┌──

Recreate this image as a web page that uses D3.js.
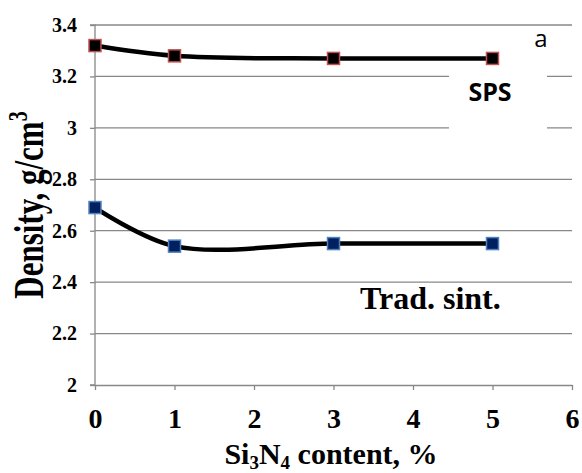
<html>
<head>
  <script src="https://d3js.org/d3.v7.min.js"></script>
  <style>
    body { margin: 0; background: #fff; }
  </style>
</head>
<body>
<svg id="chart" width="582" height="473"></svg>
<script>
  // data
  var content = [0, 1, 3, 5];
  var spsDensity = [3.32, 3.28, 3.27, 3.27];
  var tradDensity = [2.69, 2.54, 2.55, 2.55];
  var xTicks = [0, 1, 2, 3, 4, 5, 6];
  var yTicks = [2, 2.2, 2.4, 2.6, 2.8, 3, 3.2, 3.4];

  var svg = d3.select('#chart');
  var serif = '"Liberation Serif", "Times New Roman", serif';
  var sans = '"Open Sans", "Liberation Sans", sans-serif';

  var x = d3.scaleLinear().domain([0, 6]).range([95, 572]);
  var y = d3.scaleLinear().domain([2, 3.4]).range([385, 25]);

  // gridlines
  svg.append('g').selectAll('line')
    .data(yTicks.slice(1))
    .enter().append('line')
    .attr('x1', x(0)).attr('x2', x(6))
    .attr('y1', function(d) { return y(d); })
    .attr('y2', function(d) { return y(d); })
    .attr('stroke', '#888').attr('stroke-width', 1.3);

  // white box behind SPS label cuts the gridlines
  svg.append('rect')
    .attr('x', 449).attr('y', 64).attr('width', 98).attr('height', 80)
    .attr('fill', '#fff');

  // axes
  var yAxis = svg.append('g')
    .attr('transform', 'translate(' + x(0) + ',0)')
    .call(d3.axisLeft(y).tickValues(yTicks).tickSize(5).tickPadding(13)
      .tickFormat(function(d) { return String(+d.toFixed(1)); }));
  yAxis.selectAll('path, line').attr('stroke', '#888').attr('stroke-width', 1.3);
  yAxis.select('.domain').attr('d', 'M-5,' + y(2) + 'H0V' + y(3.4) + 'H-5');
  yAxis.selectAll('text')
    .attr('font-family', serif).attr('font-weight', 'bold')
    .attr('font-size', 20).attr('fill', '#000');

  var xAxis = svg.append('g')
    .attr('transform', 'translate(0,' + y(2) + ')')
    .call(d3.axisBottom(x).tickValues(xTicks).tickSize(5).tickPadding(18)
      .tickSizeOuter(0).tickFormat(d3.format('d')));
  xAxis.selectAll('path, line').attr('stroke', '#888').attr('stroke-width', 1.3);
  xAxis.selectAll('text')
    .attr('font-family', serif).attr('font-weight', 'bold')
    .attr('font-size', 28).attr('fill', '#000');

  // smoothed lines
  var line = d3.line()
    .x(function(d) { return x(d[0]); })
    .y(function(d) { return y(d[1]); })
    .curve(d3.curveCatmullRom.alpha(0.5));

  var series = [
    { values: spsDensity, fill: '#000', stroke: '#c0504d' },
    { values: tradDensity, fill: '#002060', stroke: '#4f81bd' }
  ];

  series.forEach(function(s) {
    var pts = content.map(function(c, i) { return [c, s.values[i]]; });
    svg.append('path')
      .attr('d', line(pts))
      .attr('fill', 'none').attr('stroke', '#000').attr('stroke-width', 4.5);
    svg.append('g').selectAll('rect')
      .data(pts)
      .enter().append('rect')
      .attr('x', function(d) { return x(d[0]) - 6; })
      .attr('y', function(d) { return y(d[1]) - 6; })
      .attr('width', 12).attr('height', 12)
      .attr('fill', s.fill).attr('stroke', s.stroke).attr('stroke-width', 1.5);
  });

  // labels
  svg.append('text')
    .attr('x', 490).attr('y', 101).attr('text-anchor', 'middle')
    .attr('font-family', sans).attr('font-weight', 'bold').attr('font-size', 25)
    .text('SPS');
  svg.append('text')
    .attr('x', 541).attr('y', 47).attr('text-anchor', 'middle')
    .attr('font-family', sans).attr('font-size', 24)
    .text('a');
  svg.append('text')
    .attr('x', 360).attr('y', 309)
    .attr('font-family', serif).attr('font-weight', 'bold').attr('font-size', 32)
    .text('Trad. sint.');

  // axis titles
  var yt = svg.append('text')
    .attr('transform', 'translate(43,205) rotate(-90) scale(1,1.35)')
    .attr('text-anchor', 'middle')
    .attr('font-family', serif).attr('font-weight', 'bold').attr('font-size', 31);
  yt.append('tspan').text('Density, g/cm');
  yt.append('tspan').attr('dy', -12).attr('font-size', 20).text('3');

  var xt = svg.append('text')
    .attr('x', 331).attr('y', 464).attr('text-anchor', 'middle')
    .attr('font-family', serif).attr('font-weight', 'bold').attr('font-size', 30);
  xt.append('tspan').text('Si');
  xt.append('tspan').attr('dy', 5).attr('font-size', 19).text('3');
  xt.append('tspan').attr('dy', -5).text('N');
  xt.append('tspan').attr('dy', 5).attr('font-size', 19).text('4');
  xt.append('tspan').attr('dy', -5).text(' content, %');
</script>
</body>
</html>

└──

WORK INSTRUCTIONS: Do not include the images; transcribe the rest of the listing exactly.

THE REPLY:
Recreate this image as a web page that uses D3.js.
<html>
<head>
  <script src="https://d3js.org/d3.v7.min.js"></script>
  <style>
    body { margin: 0; background: #fff; }
  </style>
</head>
<body>
<svg id="chart" width="582" height="473"></svg>
<script>
  // data
  var content = [0, 1, 3, 5];
  var spsDensity = [3.32, 3.28, 3.27, 3.27];
  var tradDensity = [2.69, 2.54, 2.55, 2.55];
  var xTicks = [0, 1, 2, 3, 4, 5, 6];
  var yTicks = [2, 2.2, 2.4, 2.6, 2.8, 3, 3.2, 3.4];

  var svg = d3.select('#chart');
  var serif = '"Liberation Serif", "Times New Roman", serif';
  var sans = '"Open Sans", "Liberation Sans", sans-serif';

  var x = d3.scaleLinear().domain([0, 6]).range([95, 572]);
  var y = d3.scaleLinear().domain([2, 3.4]).range([385, 25]);

  // gridlines
  svg.append('g').selectAll('line')
    .data(yTicks.slice(1))
    .enter().append('line')
    .attr('x1', x(0)).attr('x2', x(6))
    .attr('y1', function(d) { return y(d); })
    .attr('y2', function(d) { return y(d); })
    .attr('stroke', '#888').attr('stroke-width', 1.3);

  // white box behind SPS label cuts the gridlines
  svg.append('rect')
    .attr('x', 449).attr('y', 64).attr('width', 98).attr('height', 80)
    .attr('fill', '#fff');

  // axes
  var yAxis = svg.append('g')
    .attr('transform', 'translate(' + x(0) + ',0)')
    .call(d3.axisLeft(y).tickValues(yTicks).tickSize(5).tickPadding(13)
      .tickFormat(function(d) { return String(+d.toFixed(1)); }));
  yAxis.selectAll('path, line').attr('stroke', '#888').attr('stroke-width', 1.3);
  yAxis.select('.domain').attr('d', 'M-5,' + y(2) + 'H0V' + y(3.4) + 'H-5');
  yAxis.selectAll('text')
    .attr('font-family', serif).attr('font-weight', 'bold')
    .attr('font-size', 20).attr('fill', '#000');

  var xAxis = svg.append('g')
    .attr('transform', 'translate(0,' + y(2) + ')')
    .call(d3.axisBottom(x).tickValues(xTicks).tickSize(5).tickPadding(18)
      .tickSizeOuter(0).tickFormat(d3.format('d')));
  xAxis.selectAll('path, line').attr('stroke', '#888').attr('stroke-width', 1.3);
  xAxis.selectAll('text')
    .attr('font-family', serif).attr('font-weight', 'bold')
    .attr('font-size', 28).attr('fill', '#000');

  // smoothed lines
  var line = d3.line()
    .x(function(d) { return x(d[0]); })
    .y(function(d) { return y(d[1]); })
    .curve(d3.curveCatmullRom.alpha(0.5));

  var series = [
    { values: spsDensity, fill: '#000', stroke: '#c0504d' },
    { values: tradDensity, fill: '#002060', stroke: '#4f81bd' }
  ];

  series.forEach(function(s) {
    var pts = content.map(function(c, i) { return [c, s.values[i]]; });
    svg.append('path')
      .attr('d', line(pts))
      .attr('fill', 'none').attr('stroke', '#000').attr('stroke-width', 4.5);
    svg.append('g').selectAll('rect')
      .data(pts)
      .enter().append('rect')
      .attr('x', function(d) { return x(d[0]) - 6; })
      .attr('y', function(d) { return y(d[1]) - 6; })
      .attr('width', 12).attr('height', 12)
      .attr('fill', s.fill).attr('stroke', s.stroke).attr('stroke-width', 1.5);
  });

  // labels
  svg.append('text')
    .attr('x', 490).attr('y', 101).attr('text-anchor', 'middle')
    .attr('font-family', sans).attr('font-weight', 'bold').attr('font-size', 25)
    .text('SPS');
  svg.append('text')
    .attr('x', 541).attr('y', 47).attr('text-anchor', 'middle')
    .attr('font-family', sans).attr('font-size', 24)
    .text('a');
  svg.append('text')
    .attr('x', 360).attr('y', 309)
    .attr('font-family', serif).attr('font-weight', 'bold').attr('font-size', 32)
    .text('Trad. sint.');

  // axis titles
  var yt = svg.append('text')
    .attr('transform', 'translate(43,205) rotate(-90) scale(1,1.35)')
    .attr('text-anchor', 'middle')
    .attr('font-family', serif).attr('font-weight', 'bold').attr('font-size', 31);
  yt.append('tspan').text('Density, g/cm');
  yt.append('tspan').attr('dy', -12).attr('font-size', 20).text('3');

  var xt = svg.append('text')
    .attr('x', 331).attr('y', 464).attr('text-anchor', 'middle')
    .attr('font-family', serif).attr('font-weight', 'bold').attr('font-size', 30);
  xt.append('tspan').text('Si');
  xt.append('tspan').attr('dy', 5).attr('font-size', 19).text('3');
  xt.append('tspan').attr('dy', -5).text('N');
  xt.append('tspan').attr('dy', 5).attr('font-size', 19).text('4');
  xt.append('tspan').attr('dy', -5).text(' content, %');
</script>
</body>
</html>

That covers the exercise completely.